── EXTRACTED DATA
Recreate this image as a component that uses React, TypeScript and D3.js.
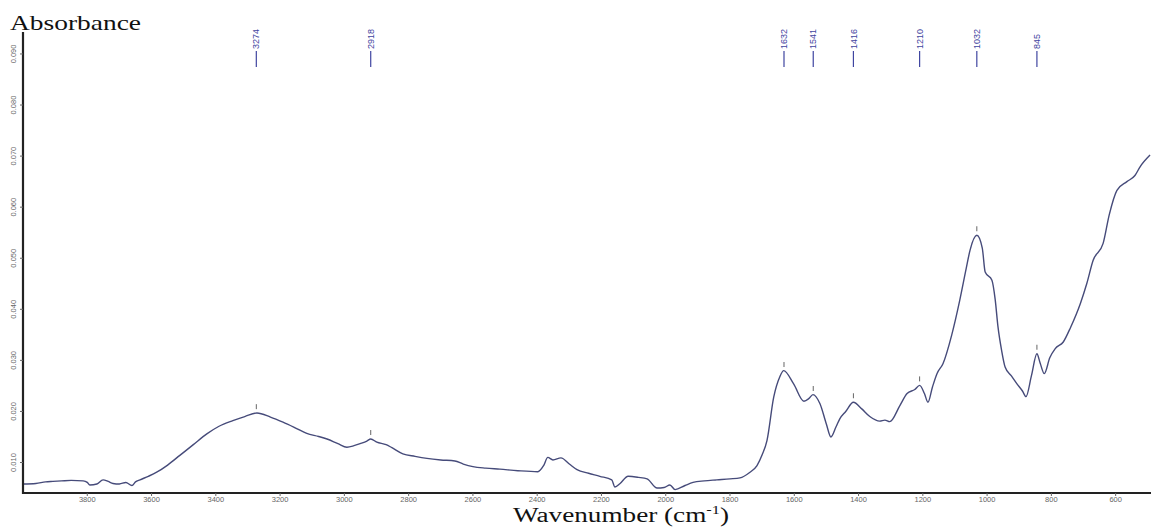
import React, { useEffect, useRef } from 'react';
import * as d3 from 'd3';

const wavenumbers = [
  4000, 3960, 3930, 3907, 3880, 3850, 3813, 3800, 3792, 3770, 3751, 3735, 3720, 3700, 3680, 3661, 3650, 3636,
  3610, 3584, 3550, 3512, 3470, 3428, 3390, 3347, 3310, 3272, 3230, 3191, 3150, 3117, 3080, 3054, 3020, 2992,
  2970, 2951, 2930, 2918, 2899, 2870, 2852, 2818, 2780, 2743, 2700, 2656, 2630, 2600, 2560, 2516, 2460, 2398,
  2380, 2367, 2351, 2326, 2300, 2276, 2240, 2205, 2168, 2158, 2142, 2117, 2085, 2058, 2027, 2005, 1987, 1971,
  1940, 1915, 1880, 1841, 1800, 1769, 1740, 1716, 1700, 1685, 1664, 1645, 1633, 1602, 1570, 1555, 1542, 1520,
  1500, 1486, 1470, 1458, 1440, 1416, 1390, 1365, 1334, 1318, 1303, 1271, 1249, 1225, 1210, 1195, 1184, 1170,
  1156, 1137, 1110, 1085, 1065, 1053, 1032, 1015, 1006, 985, 975, 966, 955, 944, 925, 907, 890, 879,
  862, 845, 835, 822, 805, 788, 763, 740, 710, 690, 670, 639, 620, 596, 565, 540, 524, 493,
];

const absorbance = [
  0.0058, 0.0059, 0.0062, 0.0063, 0.0064, 0.0065, 0.0064, 0.0061, 0.0056, 0.0058, 0.0066, 0.0063, 0.0059, 0.0058, 0.0061, 0.0055, 0.0062, 0.0066,
  0.0073, 0.0081, 0.0095, 0.0114, 0.0135, 0.0156, 0.0171, 0.0182, 0.0190, 0.0197, 0.0189, 0.0179, 0.0167, 0.0157, 0.0151, 0.0146, 0.0137, 0.0130,
  0.0133, 0.0137, 0.0142, 0.0146, 0.0140, 0.0135, 0.0129, 0.0117, 0.0112, 0.0108, 0.0105, 0.0103, 0.0097, 0.0092, 0.0089, 0.0087, 0.0084, 0.0082,
  0.0094, 0.0110, 0.0105, 0.0109, 0.0097, 0.0086, 0.0079, 0.0073, 0.0066, 0.0052, 0.0059, 0.0073, 0.0071, 0.0068, 0.0050, 0.0051, 0.0056, 0.0047,
  0.0055, 0.0061, 0.0064, 0.0066, 0.0068, 0.0070, 0.0080, 0.0094, 0.0115, 0.0143, 0.0228, 0.0268, 0.0280, 0.0254, 0.0220, 0.0225, 0.0233, 0.0215,
  0.0175, 0.0150, 0.0170, 0.0186, 0.0200, 0.0218, 0.0205, 0.0190, 0.0181, 0.0183, 0.0180, 0.0212, 0.0235, 0.0243, 0.0251, 0.0235, 0.0218, 0.0248,
  0.0274, 0.0294, 0.0350, 0.0418, 0.0480, 0.0516, 0.0545, 0.0520, 0.0473, 0.0457, 0.0420, 0.0365, 0.0320, 0.0287, 0.0270, 0.0254, 0.0240, 0.0229,
  0.0270, 0.0313, 0.0295, 0.0274, 0.0305, 0.0323, 0.0336, 0.0365, 0.0411, 0.0450, 0.0496, 0.0529, 0.0585, 0.0633, 0.0650, 0.0662, 0.0679, 0.0702,
];

const peakLabels = [3274, 2918, 1632, 1541, 1416, 1210, 1032, 845];
const xTicks = [3800, 3600, 3400, 3200, 3000, 2800, 2600, 2400, 2200, 2000, 1800, 1600, 1400, 1200, 1000, 800, 600];
const yTicks = [0.01, 0.02, 0.03, 0.04, 0.05, 0.06, 0.07, 0.08, 0.09];

const W = 1151;
const H = 527;

export default function App() {
  const ref = useRef<SVGSVGElement>(null);

  useEffect(() => {
    if (!ref.current) return;
    const svg = d3.select(ref.current);
    svg.selectAll('*').remove();

    const left = 23;
    const right = W;
    const top = 32;
    const bottom = 493;

    const x = d3.scaleLinear().domain([4000, 490]).range([left, right]);
    const y = d3.scaleLinear().domain([0.00403, 0.0943]).range([bottom, top]);

    svg.append('rect').attr('width', W).attr('height', H).attr('fill', '#fff');

    // title
    svg.append('text')
      .attr('x', 10).attr('y', 30)
      .attr('textLength', 131).attr('lengthAdjust', 'spacingAndGlyphs')
      .style('font-family', '"Liberation Serif", "Times New Roman", serif')
      .style('font-size', '22px')
      .style('fill', '#111')
      .text('Absorbance');

    // x label
    const xl = svg.append('text')
      .attr('x', 513).attr('y', 522)
      .attr('textLength', 216).attr('lengthAdjust', 'spacingAndGlyphs')
      .style('font-family', '"Liberation Serif", "Times New Roman", serif')
      .style('font-size', '20px')
      .style('fill', '#111');
    xl.append('tspan').text('Wavenumber (cm');
    xl.append('tspan').attr('dy', -8).style('font-size', '12px').text('-1');
    xl.append('tspan').attr('dy', 8).text(')');

    // spectrum
    const pts: [number, number][] = wavenumbers.map((w, i) => [w, absorbance[i]]);
    const line = d3.line<[number, number]>()
      .x(d => x(d[0]))
      .y(d => y(d[1]))
      .curve(d3.curveMonotoneX);
    svg.append('path')
      .datum(pts)
      .attr('d', line)
      .attr('fill', 'none')
      .attr('stroke', '#464b7a')
      .attr('stroke-width', 1.4);

    // axes
    const axisColor = '#222';
    svg.append('line')
      .attr('x1', left).attr('x2', left).attr('y1', top).attr('y2', bottom + 1)
      .attr('stroke', axisColor).attr('stroke-width', 2.2);
    svg.append('line')
      .attr('x1', left - 1).attr('x2', right).attr('y1', bottom).attr('y2', bottom)
      .attr('stroke', axisColor).attr('stroke-width', 2.2);

    const tickFont = '"Liberation Sans Narrow", "Liberation Sans", Arial, sans-serif';

    xTicks.forEach(t => {
      svg.append('line')
        .attr('x1', x(t)).attr('x2', x(t)).attr('y1', bottom).attr('y2', bottom + 3)
        .attr('stroke', '#666').attr('stroke-width', 1);
      svg.append('text')
        .attr('x', x(t)).attr('y', 502)
        .attr('text-anchor', 'middle')
        .style('font-family', tickFont)
        .style('font-size', '7.5px')
        .style('fill', '#666')
        .text(String(t));
    });

    yTicks.forEach(t => {
      svg.append('line')
        .attr('x1', left - 3).attr('x2', left).attr('y1', y(t)).attr('y2', y(t))
        .attr('stroke', '#666').attr('stroke-width', 1);
      svg.append('text')
        .attr('transform', `translate(13, ${y(t)}) rotate(-90)`)
        .attr('text-anchor', 'middle')
        .attr('dy', '0.35em')
        .style('font-family', tickFont)
        .style('font-size', '7.5px')
        .style('fill', '#666')
        .text(t.toFixed(3));
    });

    // peak annotations
    const interp = (w: number) => {
      for (let i = 0; i < wavenumbers.length - 1; i++) {
        const a = wavenumbers[i];
        const b = wavenumbers[i + 1];
        if (w <= a && w >= b) {
          const f = (a - w) / (a - b);
          return absorbance[i] + f * (absorbance[i + 1] - absorbance[i]);
        }
      }
      return absorbance[absorbance.length - 1];
    };

    const labelColor = '#3f45a0';
    peakLabels.forEach(p => {
      const px = x(p);
      svg.append('line')
        .attr('x1', px).attr('x2', px).attr('y1', 51).attr('y2', 67)
        .attr('stroke', labelColor).attr('stroke-width', 1.2);
      svg.append('text')
        .attr('transform', `translate(${px}, 49) rotate(-90)`)
        .attr('text-anchor', 'start')
        .attr('dy', '0.35em')
        .style('font-family', tickFont)
        .style('font-size', '9px')
        .style('fill', labelColor)
        .text(String(p));
      const py = y(interp(p));
      svg.append('line')
        .attr('x1', px).attr('x2', px).attr('y1', py - 9).attr('y2', py - 4)
        .attr('stroke', '#666').attr('stroke-width', 1);
    });
  }, []);

  return (
    <svg
      ref={ref}
      width={W}
      height={H}
      style={{ position: 'absolute', left: 0, top: 0, display: 'block' }}
    />
  );
}
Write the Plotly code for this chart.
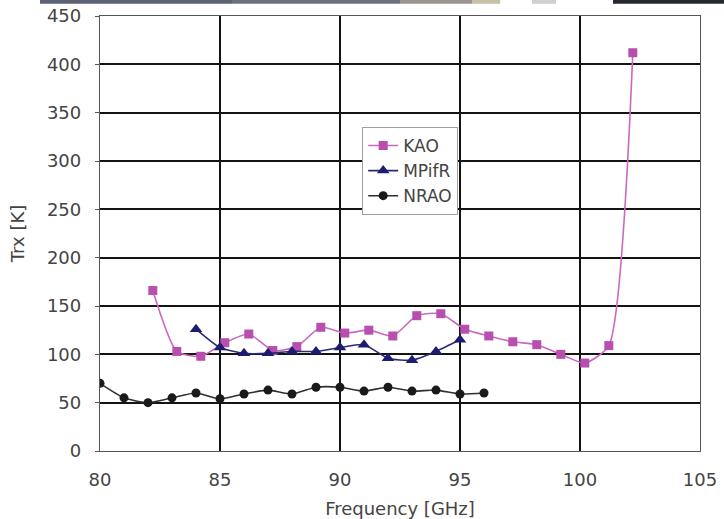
import plotly.graph_objects as go

# ---- data ----
kao_x = [82.2, 83.2, 84.2, 85.2, 86.2, 87.2, 88.2, 89.2, 90.2, 91.2, 92.2,
         93.2, 94.2, 95.2, 96.2, 97.2, 98.2, 99.2, 100.2, 101.2, 102.2]
kao_y = [166, 103, 98, 112, 121, 104, 108, 128, 122, 125, 119,
         140, 142, 126, 119, 113, 110, 100, 91, 109, 412]

mpifr_x = [84, 85, 86, 87, 88, 89, 90, 91, 92, 93, 94, 95]
mpifr_y = [126, 107, 101, 101, 103, 103, 107, 110, 96, 94, 103, 115]

nrao_x = [80, 81, 82, 83, 84, 85, 86, 87, 88, 89, 90, 91, 92, 93, 94, 95, 96]
nrao_y = [70, 55, 50, 55, 60, 54, 59, 63, 59, 66, 66, 62, 66, 62, 63, 59, 60]

x_ticks = [80, 85, 90, 95, 100, 105]
y_ticks = [0, 50, 100, 150, 200, 250, 300, 350, 400, 450]

FONT = "DejaVu Sans"
TXT = "#444444"

fig = go.Figure()
fig.add_trace(go.Scatter(
    x=kao_x, y=kao_y, name="KAO", mode="lines+markers",
    line=dict(color="#c868c0", width=1.6, shape="spline", smoothing=0.6),
    marker=dict(symbol="square", size=9, color="#b84fae"),
))
fig.add_trace(go.Scatter(
    x=mpifr_x, y=mpifr_y, name="MPifR", mode="lines+markers",
    line=dict(color="#2a2a78", width=1.6, shape="spline", smoothing=0.6),
    marker=dict(symbol="triangle-up", size=11, color="#1c1c70"),
))
fig.add_trace(go.Scatter(
    x=nrao_x, y=nrao_y, name="NRAO", mode="lines+markers",
    line=dict(color="#303030", width=1.6, shape="spline", smoothing=0.6),
    marker=dict(symbol="circle", size=9, color="#1a1a1a"),
))

# top strip artifacts from the cropped source image (paper coords)
strip = [(-0.10, 0.22, "#5c6274"), (0.22, 0.50, "#6e7080"), (0.50, 0.62, "#9a9690"),
         (0.62, 0.667, "#c8c0a8"), (0.72, 0.76, "#d0d0d0"), (0.855, 1.04, "#262a2e")]
shapes = []
for x0, x1, c in strip:
    shapes.append(dict(type="rect", xref="paper", yref="paper", x0=x0, x1=x1,
                       y0=1.028, y1=1.037, fillcolor=c, line=dict(width=0), layer="above"))

fig.update_layout(
    width=724, height=519,
    margin=dict(l=100, r=24, t=16, b=68, autoexpand=False),
    paper_bgcolor="white", plot_bgcolor="white",
    font=dict(family=FONT, size=17, color=TXT),
    showlegend=True,
    legend=dict(
        x=0.437, y=0.745, xanchor="left", yanchor="top",
        bgcolor="white", bordercolor="#a0a0a0", borderwidth=1,
        font=dict(family=FONT, size=17, color=TXT),
        tracegroupgap=0, itemwidth=30,
    ),
    shapes=shapes,
    xaxis=dict(
        range=[80, 105], tickvals=x_ticks, ticktext=[str(v) for v in x_ticks],
        showgrid=True, gridcolor="#141414", gridwidth=1.5,
        showline=True, linecolor="#555555", linewidth=1.3, mirror=True,
        zeroline=False, ticks="", ticklabelstandoff=12, automargin=False,
        title=dict(text="Frequency [GHz]", font=dict(family=FONT, size=18, color=TXT), standoff=14),
        tickfont=dict(family=FONT, size=18, color=TXT),
    ),
    yaxis=dict(
        range=[0, 450], tickvals=y_ticks, ticktext=[str(v) for v in y_ticks],
        showgrid=True, gridcolor="#141414", gridwidth=1.5,
        showline=True, linecolor="#555555", linewidth=1.3, mirror=True,
        zeroline=False, ticks="outside", ticklen=4, tickcolor="#555555", ticklabelstandoff=10,
        automargin=False,
        title=dict(text="Trx [K]", font=dict(family=FONT, size=18, color=TXT), standoff=17),
        tickfont=dict(family=FONT, size=18, color=TXT),
    ),
)

fig.write_html("out.html")
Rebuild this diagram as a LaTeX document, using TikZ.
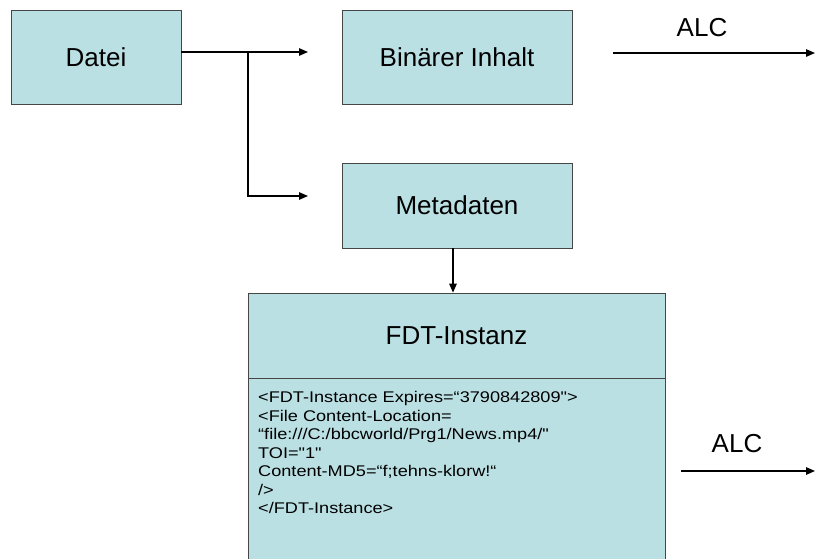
\documentclass[tikz,border=0pt]{standalone}
\usepackage{fontspec}
\setmainfont{Liberation Sans}
\newfontfamily\fdtfont[FakeStretch=1.17]{Liberation Sans}
\definecolor{boxblue}{RGB}{186,224,227}
\definecolor{boxline}{RGB}{70,70,70}
\usetikzlibrary{arrows.meta,positioning}

\begin{document}
\begin{tikzpicture}[x=1pt, y=-1pt,
    block/.style={draw=boxline, fill=boxblue, line width=0.8pt,
                  inner sep=0pt, font=\fontsize{26}{30}\selectfont},
    arr/.style={-{Triangle[length=9pt,width=7.5pt]}, line width=1.3pt, black},
    lbl/.style={font=\fontsize{26}{30}\selectfont}
  ]
    \useasboundingbox (0,0) rectangle (815,558);

    % Datei
    \node[block, minimum width=170, minimum height=94] (datei) at (96,57) {Datei};

    % Binaerer Inhalt
    \node[block, minimum width=230, minimum height=94] (binaer) at (457,57) {Binärer Inhalt};

    % Metadaten
    \node[block, minimum width=230, minimum height=85] (meta) at (457,205.5) {Metadaten};

    % FDT-Instanz (title + body)
    \node[block, minimum width=417, minimum height=85] (fdt) at (456.5,335.5) {FDT-Instanz};
    \node[block, minimum width=417, minimum height=200, below=0pt of fdt] (fdtbody) {};
    \node[anchor=north west, align=left, inner sep=0pt,
          font=\fdtfont\fontsize{15.5}{18.5}\selectfont] (fdttext) at (258,391.5)
      {<FDT-Instance Expires=“3790842809">\\
       <File Content-Location=\\
       “file:///C:/bbcworld/Prg1/News.mp4/"\\
       TOI="1"\\
       Content-MD5=“f;tehns-klorw!“\\
       />\\
       </FDT-Instance>};

    % Verzweigung von Datei
    \coordinate (split) at (248,52);
    \coordinate (bintip) at (308,52);
    \coordinate (metatip) at (308,196);
    \draw[arr] (datei.east |- split) -- (bintip);
    \draw[arr] (split) |- (metatip);

    % Metadaten -> FDT
    \draw[arr] ([xshift=-4pt]meta.south) -- ([xshift=-4pt]meta.south |- fdt.north);

    % ALC oben
    \coordinate (alcA) at (613,53);
    \coordinate (alcB) at (815,53);
    \draw[arr] (alcA) -- (alcB);
    \node[lbl] (alcup) at (702,28) {ALC};

    % ALC unten
    \coordinate (alcC) at (681,471);
    \coordinate (alcD) at (815,471);
    \draw[arr] (alcC) -- (alcD);
    \node[lbl] (alcdown) at (737,444) {ALC};
\end{tikzpicture}
\end{document}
────
Pictures excluded, repeat the records exactly from their opening line through the line containing "import * as d3 from 'd3';".

> ANSWER TO THE PROBLEM:
Recreate this image as a component that uses React, TypeScript and D3.js.
import React, { useEffect, useRef } from 'react';
import * as d3 from 'd3';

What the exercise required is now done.